So I haven't seen it yet, but I have a general idea of what happens in the new (who knew we needed so many of them?) movie about "The Incredible Hulk."

1. Dr. Bruce Banner is just another one of your typical mild-mannered but brilliant scientists.

2. Until someone tells him he looks just like that crazy actor Ed Norton.

3. Apparently Bruce Banner hates it when someone tells him he looks like that crazy actor Ed Norton.

4. So he gets angry and turns all green and grows HUGE big Arnold Schwarzenegger veins up and down his arms.

5. After which he spontaneously bursts out of his clothes.

6. Except, of course, for those scary tiny pants.

I've been thinking about the Hulk because I went through a startling — even frightening — transformation yesterday down here on the beach where we're vacationing with my extended family (parents, brothers, sisters-in-laws, assorted nieces and nephews).

Here's what happened:

1. My mother innocently asked me to go into town with her.

2. Only I didn't want to go into town with her! Do you hear me? I wanted to stay on the beach! Isn't that why we go to beach? TO STAY ON THE BEACH?

3. Mothers! They're so unreasonable! You just want to stay on the beach reading articles about how to lose "unwanted belly fat," but they're all "Come into town with me. We'll have a good time!"

4. And before you know it, you're pouting. Yes! You are! You're pouting. You're practically throwing yourself down on the kitchen floor, screaming and kicking because you do not want to go into town and have a good time.

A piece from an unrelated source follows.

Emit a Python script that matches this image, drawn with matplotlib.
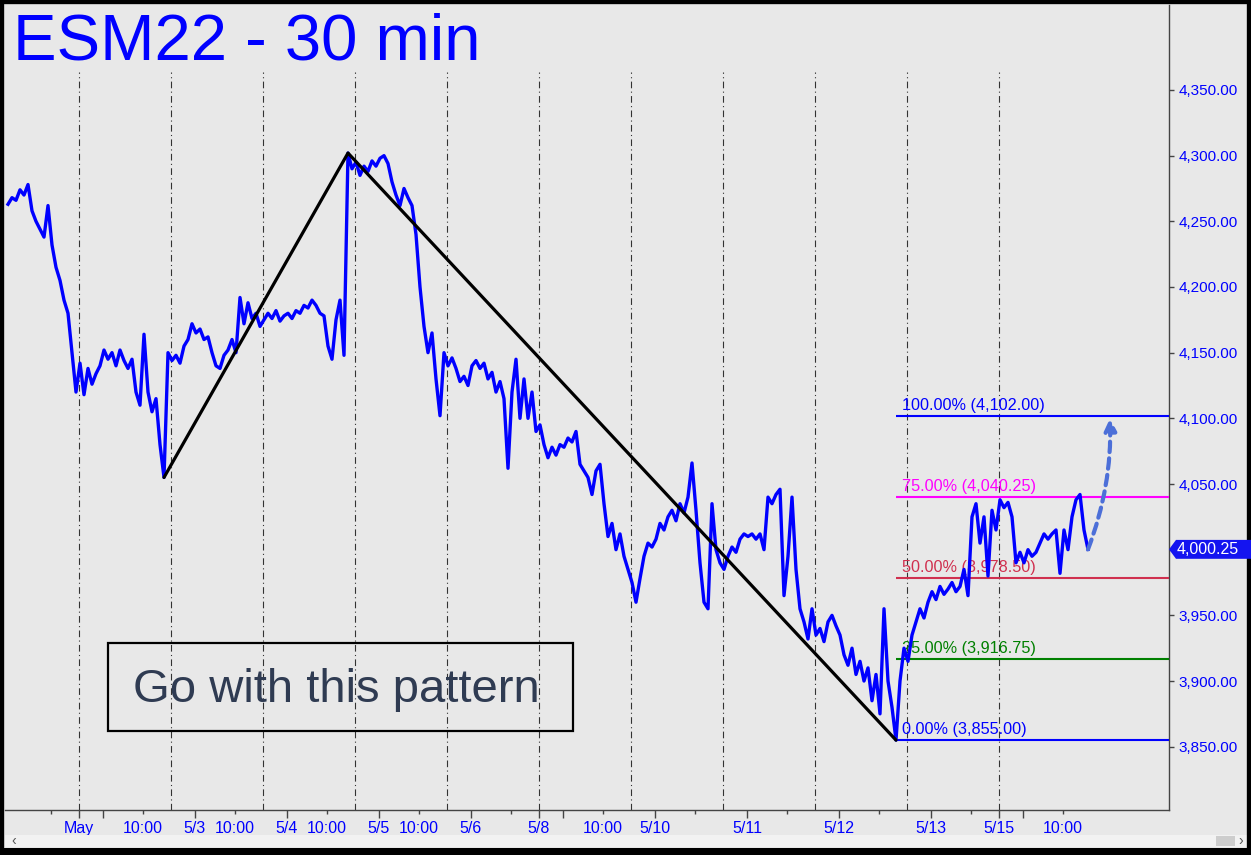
"""ESM22 30-minute chart with ABCD pattern and Fibonacci targets."""

import matplotlib.pyplot as plt
from matplotlib.patches import Polygon, Rectangle
from matplotlib.transforms import blended_transform_factory

plt.rcParams["font.family"] = ["Liberation Sans", "DejaVu Sans"]

BG = "#e8e8e8"
BLUE = "#0000ff"

# hourly closes (one value every two 30-min bars)
closes = [
    4263, 4268, 4266, 4274, 4270, 4278, 4258, 4250, 4244, 4238,
    4262, 4232, 4215, 4205, 4190, 4180, 4150, 4120, 4142, 4118,
    4138, 4126, 4134, 4140, 4152, 4145, 4150, 4140, 4152, 4144,
    4138, 4145, 4120, 4110, 4164, 4120, 4105, 4115, 4080, 4055,
    4150, 4144, 4148, 4142, 4155, 4160, 4172, 4165, 4168, 4160,
    4162, 4150, 4140, 4138, 4148, 4152, 4160, 4150, 4192, 4172,
    4188, 4176, 4180, 4170, 4175, 4180, 4176, 4182, 4174, 4178,
    4180, 4176, 4182, 4180, 4186, 4184, 4190, 4186, 4180, 4178,
    4155, 4145, 4175, 4190, 4148, 4302, 4290, 4295, 4285, 4292,
    4288, 4296, 4292, 4298, 4300, 4294, 4280, 4270, 4262, 4275,
    4268, 4262, 4240, 4200, 4170, 4150, 4165, 4130, 4102, 4150,
    4140, 4146, 4138, 4128, 4132, 4125, 4140, 4144, 4138, 4142,
    4130, 4135, 4120, 4128, 4115, 4062, 4120, 4145, 4100, 4130,
    4100, 4120, 4090, 4095, 4080, 4070, 4078, 4072, 4080, 4078,
    4085, 4082, 4090, 4065, 4060, 4055, 4042, 4060, 4065, 4035,
    4010, 4020, 4000, 4012, 3995, 3985, 3975, 3960, 3978, 3995,
    4005, 4002, 4008, 4020, 4015, 4025, 4030, 4022, 4035, 4028,
    4040, 4066, 4030, 3990, 3960, 3955, 4035, 4000, 3990, 3985,
    3995, 4002, 3998, 4008, 4012, 4010, 4012, 4008, 4012, 4000,
    4040, 4035, 4042, 4046, 3965, 3995, 4040, 3985, 3955, 3945,
    3932, 3955, 3935, 3940, 3930, 3945, 3950, 3942, 3935, 3920,
    3912, 3925, 3905, 3915, 3900, 3910, 3885, 3905, 3875, 3955,
    3900, 3880, 3855, 3900, 3925, 3915, 3935, 3945, 3955, 3948,
    3960, 3968, 3962, 3972, 3966, 3970, 3975, 3968, 3972, 3985,
    3965, 4025, 4035, 4005, 4025, 3980, 4030, 4015, 4038, 4032,
    4036, 4025, 3990, 3998, 3990, 4000, 3995, 3998, 4005, 4012,
    4008, 4012, 4015, 3982, 4015, 4000, 4025, 4038, 4042, 4015,
    4000.25,
]

# ABCD swing points (bar index, price)
swing_bars = [78, 170, 444]
swing_prices = [4055.0, 4302.0, 3855.0]

fib_pcts = ["0.00%", "25.00%", "50.00%", "75.00%", "100.00%"]
fib_levels = [3855.00, 3916.75, 3978.50, 4040.25, 4102.00]
fib_colors = ["#0000ff", "#008000", "#d0304f", "#ff00ff", "#0000ff"]

price_ticks = [3850, 3900, 3950, 4000, 4050, 4100, 4150, 4200, 4250, 4300, 4350]
last_price = 4000.25
target_price = 4100

# date labels: session number, hours after the 18:00 open, text
label_session = [0, 0, 1, 1, 2, 2, 3, 3, 4, 5, 5, 6, 7, 8, 9, 10, 10]
label_hours = [0, 16, 6, 16, 6, 16, 6, 16, 6, 0, 16, 6, 6, 6, 6, 0, 16]
label_text = ["May", "10:00", "5/3", "10:00", "5/4", "10:00", "5/5", "10:00",
              "5/6", "5/8", "10:00", "5/10", "5/11", "5/12", "5/13", "5/15", "10:00"]
n_sessions = 11

BARS_PER_SESSION = 46
FIRST_OPEN = 35.5


def bar_of(session, hours):
    return FIRST_OPEN + BARS_PER_SESSION * session + 2 * hours


bars = [2 * i for i in range(len(closes))]

fig = plt.figure(figsize=(12.51, 8.55), dpi=100, facecolor=BG)
ax = fig.add_axes([5 / 1251, 45 / 855, 1164 / 1251, 805 / 855], facecolor=BG)
ax.set_xlim(-1.5, 580.5)
ax.set_ylim(3801.8, 4414.7)

# session separators
for k in range(n_sessions):
    ax.axvline(bar_of(k, 0), ymax=0.917, color="#333333", lw=0.8,
               ls=(0, (6, 3, 1, 3)), zorder=1)

# price
ax.plot(bars, closes, color=BLUE, lw=2.4, zorder=5)

# ABCD pattern
ax.plot(swing_bars, swing_prices, color="black", lw=2.3, zorder=6,
        solid_capstyle="round")

# fib targets
for pct, lvl, col in zip(fib_pcts, fib_levels, fib_colors):
    ax.hlines(lvl, swing_bars[-1], 580.5, color=col, lw=1.5, zorder=3)
    ax.annotate(f"{pct} ({lvl:,.2f})", xy=(swing_bars[-1] + 3, lvl),
                xytext=(0, 2), textcoords="offset points", color=col,
                fontsize=11.7, va="bottom", ha="left", zorder=2)

# projected move
ax.annotate("", xy=(bars[-1] + 11, target_price), xytext=(bars[-1], last_price),
            arrowprops=dict(arrowstyle="-|>,head_length=0.7,head_width=0.35",
                            color="#4c6fd8", lw=3, linestyle=(0, (2.5, 1.5)),
                            connectionstyle="arc3,rad=0.1",
                            shrinkA=0, shrinkB=0),
            zorder=7)

# right price axis (the last-price tag hides the 4,000 label)
ax.yaxis.tick_right()
ax.set_yticks(price_ticks)
ax.set_yticklabels(["" if p == 4000 else f"{p:,.2f}" for p in price_ticks])
ax.tick_params(axis="y", colors="#444444", labelcolor=BLUE, length=3.6,
               width=1, pad=3, labelsize=11)

# time axis: long ticks at midnight / sunday open, short ticks at 10:00
major_pos, major_lab, minor_pos, minor_lab = [], [], [], []
for s, h, t in zip(label_session, label_hours, label_text):
    if h == 16:
        minor_pos.append(bar_of(s, h))
        minor_lab.append(t)
    else:
        major_pos.append(bar_of(s, h))
        major_lab.append(t)
for k in range(n_sessions):
    if not any(s == k and h == 6 for s, h in zip(label_session, label_hours)):
        major_pos.append(bar_of(k, 6))
        major_lab.append("")
for k in range(-1, n_sessions):
    if not any(s == k and h == 16 for s, h in zip(label_session, label_hours)):
        minor_pos.append(bar_of(k, 16))
        minor_lab.append("")
ax.set_xticks(major_pos, labels=major_lab)
ax.set_xticks(minor_pos, labels=minor_lab, minor=True)
ax.tick_params(axis="x", which="both", colors="#444444", labelcolor=BLUE,
               width=1, labelsize=11.5)
ax.tick_params(axis="x", which="major", length=5.5, pad=2.2)
ax.tick_params(axis="x", which="minor", length=3, pad=4.7)

for side in ("top", "left"):
    ax.spines[side].set_visible(False)
for side in ("right", "bottom"):
    ax.spines[side].set_color("#444444")
    ax.spines[side].set_linewidth(1)

# last price tag
tr = blended_transform_factory(fig.transFigure, ax.transData)
hh = 7.2
tag = Polygon([(1169 / 1251, last_price), (1176 / 1251, last_price + hh),
               (1.0, last_price + hh), (1.0, last_price - hh),
               (1176 / 1251, last_price - hh)],
              closed=True, transform=tr, facecolor="#1414f0", edgecolor="none",
              clip_on=False, zorder=8)
fig.add_artist(tag)
fig.text(1177 / 1251, last_price, f"{last_price:,.2f}", transform=tr,
         color="white", fontsize=11.5, va="center", ha="left", zorder=9)

# title and note
fig.text(13 / 1251, 1 - 59.5 / 855, "ESM22 - 30 min", color=BLUE, fontsize=47,
         va="baseline", ha="left")
fig.add_artist(Rectangle((108 / 1251, 1 - 731 / 855), 465 / 1251, 88 / 855,
                         transform=fig.transFigure, fill=False,
                         edgecolor="black", lw=1.6, zorder=4))
fig.text(336 / 1251, 1 - 702 / 855, "Go with this pattern", color="#2f3b52",
         fontsize=34, va="baseline", ha="center")

# scroll bar strip and frame
fig.add_artist(Rectangle((5 / 1251, 1 - 847 / 855), 1242 / 1251, 12 / 855,
                         transform=fig.transFigure, facecolor="#f2f2f2",
                         edgecolor="none"))
fig.add_artist(Rectangle((1216 / 1251, 1 - 846 / 855), 19 / 1251, 10 / 855,
                         transform=fig.transFigure, facecolor="#cdcdcd",
                         edgecolor="none"))
fig.text(14 / 1251, 1 - 841 / 855, "‹", color="#555555", fontsize=10,
         va="center", ha="center")
fig.text(1241 / 1251, 1 - 841 / 855, "›", color="#555555", fontsize=10,
         va="center", ha="center")
fig.add_artist(Rectangle((0, 0), 1, 1, transform=fig.transFigure, fill=False,
                         edgecolor="black", lw=6))
fig.add_artist(Rectangle((0, 0), 1, 7 / 855, transform=fig.transFigure,
                         facecolor="black", edgecolor="none"))

plt.savefig("out.png", dpi=100, facecolor=BG)
plt.close()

5. Soon you'll be texting all your friends, complaining about your mother and how she wants you to have a good time while snottily flipping your bangs out of your eyes because that's what 14-year-old girls do when they complain about their mothers — they snottily flip their bangs out of their eyes.

You see where I'm going with this? Without warning, I suddenly found myself turning green, bursting out of all my clothes (except for my scary tiny pants), and morphing into a much (much!) younger junior high version of myself.

The spell lasted for a few hours, too. I did go into town, but I wasn't that much fun to be around (I was too busy texting and snottily flipping bangs out of my eyes), and I think chances are pretty good that I ruined my mother's afternoon. (Sorry, Mom. I promise I'll make it up to you.)

Which brings me to this observation. Adult families are interesting. One minute you're a mature middle-aged, on-time-bill-paying, engine-oil-checking, PTA-cookie-baking, ice-cube-tray-refilling, telephone-call-returning grownup. Then a family member says something to you and — voila! — the years melt away just like that.

Suddenly you've reverted back to the kid you once were, saying and doing stuff you SWORE you would never ever say and do again.

This is a reality that is either depressing or darkly funny — depending on how you look at it.

I need a laugh today, so I think I'll go for funny.